Objective:
Write out the material exactly, without any of its pictures.

Information provided:
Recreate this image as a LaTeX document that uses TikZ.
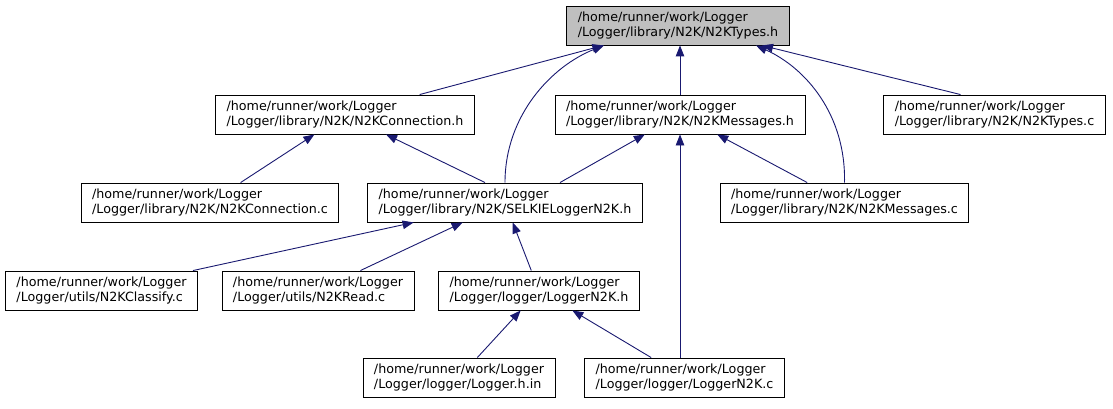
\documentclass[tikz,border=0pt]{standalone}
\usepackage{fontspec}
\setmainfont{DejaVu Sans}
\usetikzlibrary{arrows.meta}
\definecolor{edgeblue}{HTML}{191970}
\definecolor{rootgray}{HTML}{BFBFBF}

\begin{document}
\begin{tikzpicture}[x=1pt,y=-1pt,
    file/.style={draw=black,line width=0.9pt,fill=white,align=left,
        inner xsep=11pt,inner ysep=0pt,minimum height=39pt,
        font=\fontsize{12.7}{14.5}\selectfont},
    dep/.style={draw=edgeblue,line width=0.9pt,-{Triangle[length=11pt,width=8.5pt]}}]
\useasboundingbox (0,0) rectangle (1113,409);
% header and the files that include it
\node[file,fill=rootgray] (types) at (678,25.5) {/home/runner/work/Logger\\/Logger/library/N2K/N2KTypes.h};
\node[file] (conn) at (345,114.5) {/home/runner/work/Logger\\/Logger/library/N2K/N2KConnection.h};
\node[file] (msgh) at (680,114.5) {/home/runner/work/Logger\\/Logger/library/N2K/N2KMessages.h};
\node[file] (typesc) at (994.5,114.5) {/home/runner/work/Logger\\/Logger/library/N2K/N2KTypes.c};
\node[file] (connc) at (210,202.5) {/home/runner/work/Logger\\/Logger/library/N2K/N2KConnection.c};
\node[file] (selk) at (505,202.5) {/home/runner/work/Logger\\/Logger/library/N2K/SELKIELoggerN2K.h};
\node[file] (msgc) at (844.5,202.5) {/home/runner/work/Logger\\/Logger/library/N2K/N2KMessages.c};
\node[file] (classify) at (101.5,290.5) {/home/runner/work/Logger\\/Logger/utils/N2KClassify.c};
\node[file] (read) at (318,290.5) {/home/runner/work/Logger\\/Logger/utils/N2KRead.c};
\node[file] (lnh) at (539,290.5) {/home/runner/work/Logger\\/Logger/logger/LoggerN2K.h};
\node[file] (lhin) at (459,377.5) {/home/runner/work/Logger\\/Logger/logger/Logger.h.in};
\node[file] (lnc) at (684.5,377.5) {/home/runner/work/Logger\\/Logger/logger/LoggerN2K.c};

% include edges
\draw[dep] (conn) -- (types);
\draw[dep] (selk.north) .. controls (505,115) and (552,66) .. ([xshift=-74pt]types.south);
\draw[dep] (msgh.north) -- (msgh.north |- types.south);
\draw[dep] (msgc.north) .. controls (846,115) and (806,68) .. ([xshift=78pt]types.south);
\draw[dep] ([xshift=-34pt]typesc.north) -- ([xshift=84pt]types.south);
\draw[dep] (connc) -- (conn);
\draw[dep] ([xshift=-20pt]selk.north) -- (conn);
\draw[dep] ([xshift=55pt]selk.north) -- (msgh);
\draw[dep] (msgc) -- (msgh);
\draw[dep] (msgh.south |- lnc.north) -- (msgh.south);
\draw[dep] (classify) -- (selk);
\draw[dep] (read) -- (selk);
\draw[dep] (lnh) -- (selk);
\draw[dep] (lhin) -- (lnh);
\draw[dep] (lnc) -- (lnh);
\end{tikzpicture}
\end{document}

Response for this exercise:
Recreate this image as a LaTeX document that uses TikZ.
\documentclass[tikz,border=0pt]{standalone}
\usepackage{fontspec}
\setmainfont{DejaVu Sans}
\usetikzlibrary{arrows.meta}
\definecolor{edgeblue}{HTML}{191970}
\definecolor{rootgray}{HTML}{BFBFBF}

\begin{document}
\begin{tikzpicture}[x=1pt,y=-1pt,
    file/.style={draw=black,line width=0.9pt,fill=white,align=left,
        inner xsep=11pt,inner ysep=0pt,minimum height=39pt,
        font=\fontsize{12.7}{14.5}\selectfont},
    dep/.style={draw=edgeblue,line width=0.9pt,-{Triangle[length=11pt,width=8.5pt]}}]
\useasboundingbox (0,0) rectangle (1113,409);
% header and the files that include it
\node[file,fill=rootgray] (types) at (678,25.5) {/home/runner/work/Logger\\/Logger/library/N2K/N2KTypes.h};
\node[file] (conn) at (345,114.5) {/home/runner/work/Logger\\/Logger/library/N2K/N2KConnection.h};
\node[file] (msgh) at (680,114.5) {/home/runner/work/Logger\\/Logger/library/N2K/N2KMessages.h};
\node[file] (typesc) at (994.5,114.5) {/home/runner/work/Logger\\/Logger/library/N2K/N2KTypes.c};
\node[file] (connc) at (210,202.5) {/home/runner/work/Logger\\/Logger/library/N2K/N2KConnection.c};
\node[file] (selk) at (505,202.5) {/home/runner/work/Logger\\/Logger/library/N2K/SELKIELoggerN2K.h};
\node[file] (msgc) at (844.5,202.5) {/home/runner/work/Logger\\/Logger/library/N2K/N2KMessages.c};
\node[file] (classify) at (101.5,290.5) {/home/runner/work/Logger\\/Logger/utils/N2KClassify.c};
\node[file] (read) at (318,290.5) {/home/runner/work/Logger\\/Logger/utils/N2KRead.c};
\node[file] (lnh) at (539,290.5) {/home/runner/work/Logger\\/Logger/logger/LoggerN2K.h};
\node[file] (lhin) at (459,377.5) {/home/runner/work/Logger\\/Logger/logger/Logger.h.in};
\node[file] (lnc) at (684.5,377.5) {/home/runner/work/Logger\\/Logger/logger/LoggerN2K.c};

% include edges
\draw[dep] (conn) -- (types);
\draw[dep] (selk.north) .. controls (505,115) and (552,66) .. ([xshift=-74pt]types.south);
\draw[dep] (msgh.north) -- (msgh.north |- types.south);
\draw[dep] (msgc.north) .. controls (846,115) and (806,68) .. ([xshift=78pt]types.south);
\draw[dep] ([xshift=-34pt]typesc.north) -- ([xshift=84pt]types.south);
\draw[dep] (connc) -- (conn);
\draw[dep] ([xshift=-20pt]selk.north) -- (conn);
\draw[dep] ([xshift=55pt]selk.north) -- (msgh);
\draw[dep] (msgc) -- (msgh);
\draw[dep] (msgh.south |- lnc.north) -- (msgh.south);
\draw[dep] (classify) -- (selk);
\draw[dep] (read) -- (selk);
\draw[dep] (lnh) -- (selk);
\draw[dep] (lhin) -- (lnh);
\draw[dep] (lnc) -- (lnh);
\end{tikzpicture}
\end{document}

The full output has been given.